Nope, the problem isn't people hoarding money, the problem is doing so outside of a banking system, where such money is put to work in investments.

If the economy is growing in the long term and the supply of money is constant, the value of money (vs. goods) will always increase, and everyone has an incentive to hold currency instead of investing in the economy.

The result is that you can't raise capital for a startup or for an infrastructure project.

This is not responding to GP's argument: the point is that "hoarders" implicitly provide capital for others by reducing the circulating supply.
Driving deflation isn't providing value.

The claim isn't even wrong, it doesn't make sense.

To earn money, somebody has to have created value (people are paid for creating value). Spending money is consuming value. Imagine there is $100 worth of total value in existence. Somebody creates $5 of value, they're paid $5, and total value existing is now $105. They could immediately consume or invest this $5 of value, leaving society with $100 of value, and if they invested some productively then they'd have increased the rate at which society's able to generate value in future. Or, they could do nothing with that $5, leaving society with $105 of value. How does society access this extra $5 of value? The person who choose to hoard the $5 effectively removes that money from circulation, which decreases the supply of money and hence increases its value. This means the purchasing power of other currency holders is increased. Those who then decide to spend money can consume or invest the $5 of value that was left unused.
It's not like it never happened before. Just read up on the great depression and you'll get an idea.
Deflation and deflationary episodes aren't the same as a deflationary currency.
read up on the gold standard then.
Sight...seriously?

Gold wasn't a deflationary currency, not only that, the supply of gold increases over time, and some times suddenly such as when the Spanish empire started extracting gold and silver from the new world resulting in the Spanish Price Revolution.

Seriously, please go take some economics classes...

The deflationary argument is about a difference in degree, not in kind.

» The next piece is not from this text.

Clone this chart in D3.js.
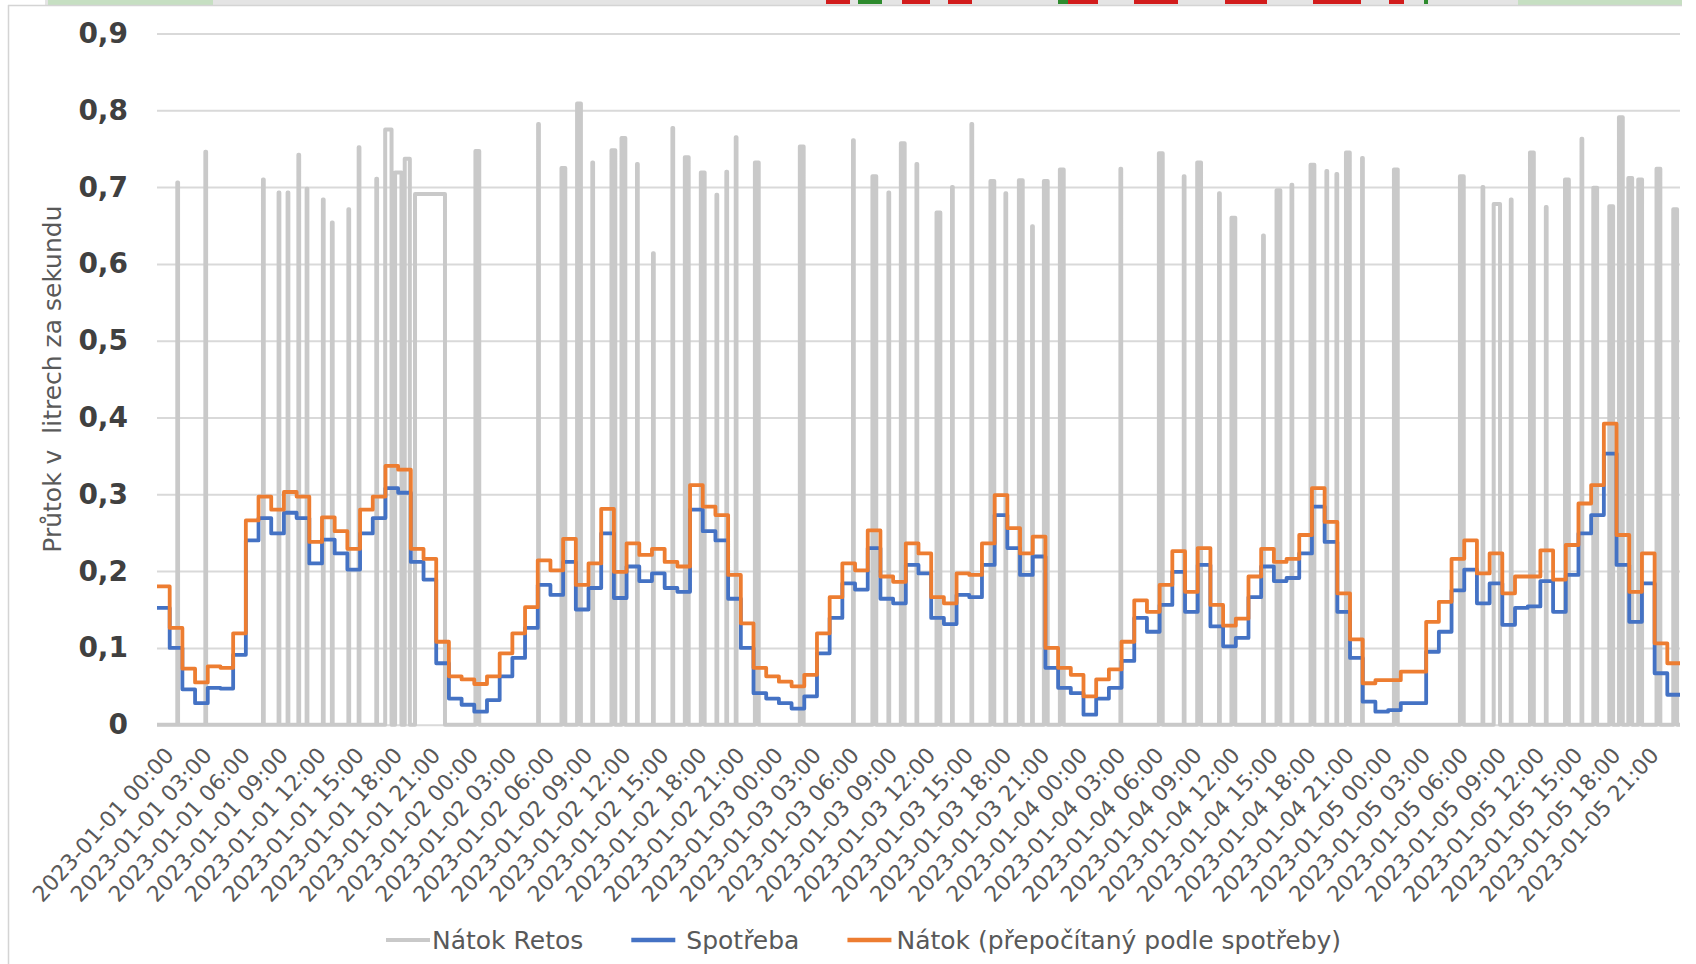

A deflationary monetary regime does not stop all commerce, it just creates incentives to defer or forgo discretionary spending and investment. That, by traditional economic measures, is Bad.
I'm not talking about spending, I'm talking about savings, capital accumulation and re-investment. Your entire point (and your parent's) isn't even wrong.

And no, the federal reserve doesn't control the supply of money by any means.

It influences it, sure, but it doesn't control.